- [REQUIRED TASK]: Transcribe all the entries word for word, skipping the pictures.

- [RECORDS FOR THE EXERCISE]:
################
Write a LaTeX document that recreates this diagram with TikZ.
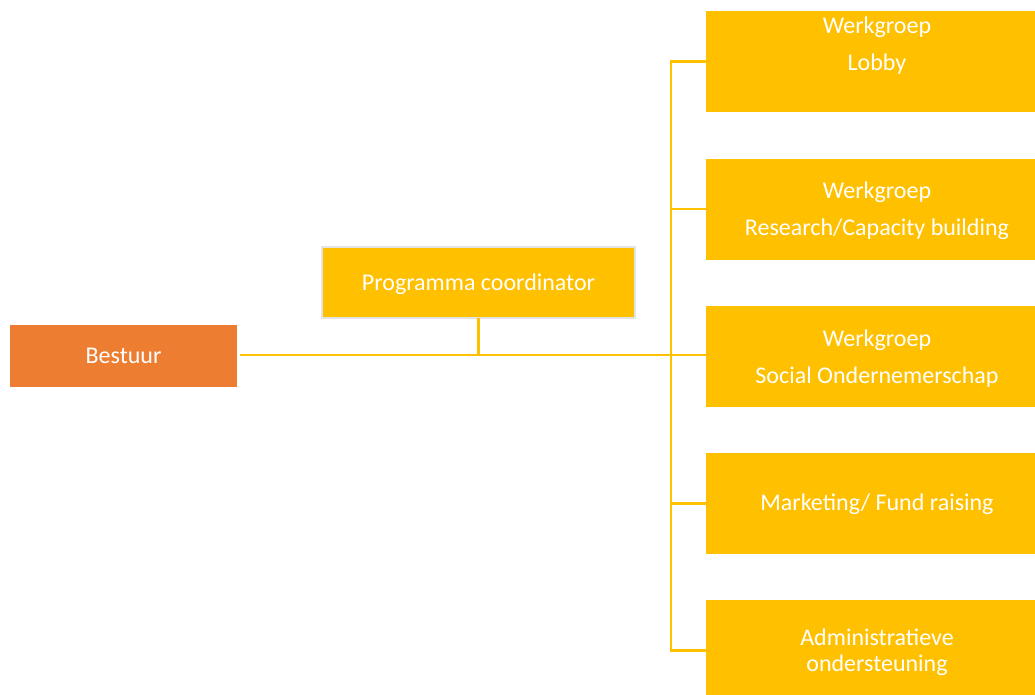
\documentclass[tikz,border=0pt]{standalone}
\usepackage{fontspec}
\setmainfont{Carlito}
\definecolor{gold}{HTML}{FFC000}
\definecolor{orng}{HTML}{ED7D31}
\definecolor{rim}{HTML}{E4E4E4}
\begin{document}
\begin{tikzpicture}[x=1pt,y=1pt,
  box/.style={fill=gold,draw=none,minimum width=342pt,minimum height=101pt,inner sep=0pt,outer sep=0pt},
  txt/.style={text=white,align=center,font=\fontsize{24}{26}\selectfont,inner sep=0pt},
  conn/.style={draw=gold,line width=2.5pt}]
\useasboundingbox (0,0) rectangle (1035,-694);
\clip (0,0) rectangle (1035,-694);
\fill[white] (0,0) rectangle (1035,-694);
% boxes
\node[box] (lobby) at (877,-61.5) {};
\node[txt] (lobbyt) at (877,-45.5) {Werkgroep\\[11pt]Lobby};
\node[box] (research) at (877,-209) {};
\node[txt] (researcht) at (877,-211) {Werkgroep\\[11pt]Research/Capacity building};
\node[box] (social) at (877,-356.5) {};
\node[txt] (socialt) at (877,-358.5) {Werkgroep\\[11pt]Social Ondernemerschap};
\node[box] (marketing) at (877,-503.5) {};
\node[txt] (marketingt) at (877,-504.5) {Marketing/ Fund raising};
\node[box] (admin) at (877,-650.5) {};
\node[txt] (admint) at (877,-652) {Administratieve\\ondersteuning};
\node[fill=orng,minimum width=227pt,minimum height=62pt,inner sep=0pt,outer sep=0pt,
  text=white,font=\fontsize{24}{26}\selectfont] (bestuur) at (123.5,-356) {Bestuur};
\node[fill=gold,draw=rim,line width=2pt,minimum width=313pt,minimum height=71pt,inner sep=0pt,outer sep=0pt,
  text=white,font=\fontsize{24}{26}\selectfont] (coord) at (478.5,-282.5) {};
\node[txt] (coordt) at (478.5,-284) {Programma coordinator};
% connectors
\coordinate (spine) at (671,-355);
\draw[conn] ([xshift=3pt]bestuur.east |- spine) -- (spine -| social.west);
\draw[conn] (coord.south) -- (coord.south |- spine);
\draw[conn] (lobby.west) -| (spine) |- (admin.west);
\draw[conn] (research.west) -- (research.west -| spine);
\draw[conn] (marketing.west) -- (marketing.west -| spine);
\end{tikzpicture}
\end{document}
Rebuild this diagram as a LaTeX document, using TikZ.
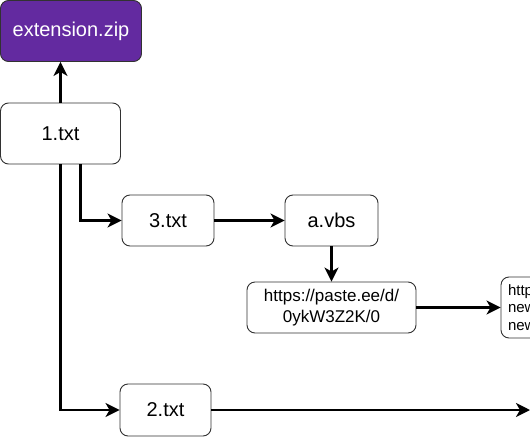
\documentclass[tikz,border=0pt]{standalone}
\usepackage{fontspec}
\setmainfont{Liberation Sans}
\usetikzlibrary{arrows.meta,calc}
\definecolor{zippurple}{RGB}{99,42,160}
\definecolor{boxline}{RGB}{50,50,50}
\tikzset{
  box/.style={draw=boxline, line width=0.9pt, rounded corners=8pt, fill=white,
    inner sep=0pt, align=center, font=\fontsize{20}{24}\selectfont},
  conn/.style={line width=2.6pt, -{Stealth[length=14pt,width=14pt,inset=4pt]}}
}
\begin{document}
\begin{tikzpicture}[x=1pt,y=-1pt]
\clip (0,0) rectangle (530,442);
\fill[white] (0,0) rectangle (530,442);
\node[box, fill=zippurple, text=white, minimum width=141pt, minimum height=61pt] (zip) at (71,31) {extension.zip};
\node[box, minimum width=120pt, minimum height=61pt] (t1) at (60.5,133.5) {1.txt};
\node[box, minimum width=92pt, minimum height=51pt] (t3) at (168,220.5) {3.txt};
\node[box, minimum width=93pt, minimum height=51pt] (vbs) at (331.5,220.5) {a.vbs};
\node[box, minimum width=169pt, minimum height=51pt, font=\fontsize{17}{21}\selectfont] (url) at (331.5,307.5) {https://paste.ee/d/\\0ykW3Z2K/0};
\node[box, minimum width=100pt, minimum height=61pt, align=left, text width=86pt, font=\fontsize{15}{17.5}\selectfont] (far) at (551,307.5) {http\\new\\new};
\node[box, minimum width=91pt, minimum height=52pt] (t2) at (165.5,410) {2.txt};
\coordinate (edge) at (530,410);
\draw[conn] (t1.north) -- (t1.north |- zip.south);
\draw[conn] ($(t1.south)+(20,0)$) |- (t3.west);
\draw[conn] (t1.south) |- (t2.west);
\draw[conn] (t3.east) -- (vbs.west);
\draw[conn] (vbs.south) -- (url.north);
\draw[conn] (url.east) -- (far.west);
\draw[conn] (t2.east) -- (edge);
\end{tikzpicture}
\end{document}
################
- [OUTPUT]:
Write a LaTeX document that recreates this diagram with TikZ.
\documentclass[tikz,border=0pt]{standalone}
\usepackage{fontspec}
\setmainfont{Carlito}
\definecolor{gold}{HTML}{FFC000}
\definecolor{orng}{HTML}{ED7D31}
\definecolor{rim}{HTML}{E4E4E4}
\begin{document}
\begin{tikzpicture}[x=1pt,y=1pt,
  box/.style={fill=gold,draw=none,minimum width=342pt,minimum height=101pt,inner sep=0pt,outer sep=0pt},
  txt/.style={text=white,align=center,font=\fontsize{24}{26}\selectfont,inner sep=0pt},
  conn/.style={draw=gold,line width=2.5pt}]
\useasboundingbox (0,0) rectangle (1035,-694);
\clip (0,0) rectangle (1035,-694);
\fill[white] (0,0) rectangle (1035,-694);
% boxes
\node[box] (lobby) at (877,-61.5) {};
\node[txt] (lobbyt) at (877,-45.5) {Werkgroep\\[11pt]Lobby};
\node[box] (research) at (877,-209) {};
\node[txt] (researcht) at (877,-211) {Werkgroep\\[11pt]Research/Capacity building};
\node[box] (social) at (877,-356.5) {};
\node[txt] (socialt) at (877,-358.5) {Werkgroep\\[11pt]Social Ondernemerschap};
\node[box] (marketing) at (877,-503.5) {};
\node[txt] (marketingt) at (877,-504.5) {Marketing/ Fund raising};
\node[box] (admin) at (877,-650.5) {};
\node[txt] (admint) at (877,-652) {Administratieve\\ondersteuning};
\node[fill=orng,minimum width=227pt,minimum height=62pt,inner sep=0pt,outer sep=0pt,
  text=white,font=\fontsize{24}{26}\selectfont] (bestuur) at (123.5,-356) {Bestuur};
\node[fill=gold,draw=rim,line width=2pt,minimum width=313pt,minimum height=71pt,inner sep=0pt,outer sep=0pt,
  text=white,font=\fontsize{24}{26}\selectfont] (coord) at (478.5,-282.5) {};
\node[txt] (coordt) at (478.5,-284) {Programma coordinator};
% connectors
\coordinate (spine) at (671,-355);
\draw[conn] ([xshift=3pt]bestuur.east |- spine) -- (spine -| social.west);
\draw[conn] (coord.south) -- (coord.south |- spine);
\draw[conn] (lobby.west) -| (spine) |- (admin.west);
\draw[conn] (research.west) -- (research.west -| spine);
\draw[conn] (marketing.west) -- (marketing.west -| spine);
\end{tikzpicture}
\end{document}
Rebuild this diagram as a LaTeX document, using TikZ.
\documentclass[tikz,border=0pt]{standalone}
\usepackage{fontspec}
\setmainfont{Liberation Sans}
\usetikzlibrary{arrows.meta,calc}
\definecolor{zippurple}{RGB}{99,42,160}
\definecolor{boxline}{RGB}{50,50,50}
\tikzset{
  box/.style={draw=boxline, line width=0.9pt, rounded corners=8pt, fill=white,
    inner sep=0pt, align=center, font=\fontsize{20}{24}\selectfont},
  conn/.style={line width=2.6pt, -{Stealth[length=14pt,width=14pt,inset=4pt]}}
}
\begin{document}
\begin{tikzpicture}[x=1pt,y=-1pt]
\clip (0,0) rectangle (530,442);
\fill[white] (0,0) rectangle (530,442);
\node[box, fill=zippurple, text=white, minimum width=141pt, minimum height=61pt] (zip) at (71,31) {extension.zip};
\node[box, minimum width=120pt, minimum height=61pt] (t1) at (60.5,133.5) {1.txt};
\node[box, minimum width=92pt, minimum height=51pt] (t3) at (168,220.5) {3.txt};
\node[box, minimum width=93pt, minimum height=51pt] (vbs) at (331.5,220.5) {a.vbs};
\node[box, minimum width=169pt, minimum height=51pt, font=\fontsize{17}{21}\selectfont] (url) at (331.5,307.5) {https://paste.ee/d/\\0ykW3Z2K/0};
\node[box, minimum width=100pt, minimum height=61pt, align=left, text width=86pt, font=\fontsize{15}{17.5}\selectfont] (far) at (551,307.5) {http\\new\\new};
\node[box, minimum width=91pt, minimum height=52pt] (t2) at (165.5,410) {2.txt};
\coordinate (edge) at (530,410);
\draw[conn] (t1.north) -- (t1.north |- zip.south);
\draw[conn] ($(t1.south)+(20,0)$) |- (t3.west);
\draw[conn] (t1.south) |- (t2.west);
\draw[conn] (t3.east) -- (vbs.west);
\draw[conn] (vbs.south) -- (url.north);
\draw[conn] (url.east) -- (far.west);
\draw[conn] (t2.east) -- (edge);
\end{tikzpicture}
\end{document}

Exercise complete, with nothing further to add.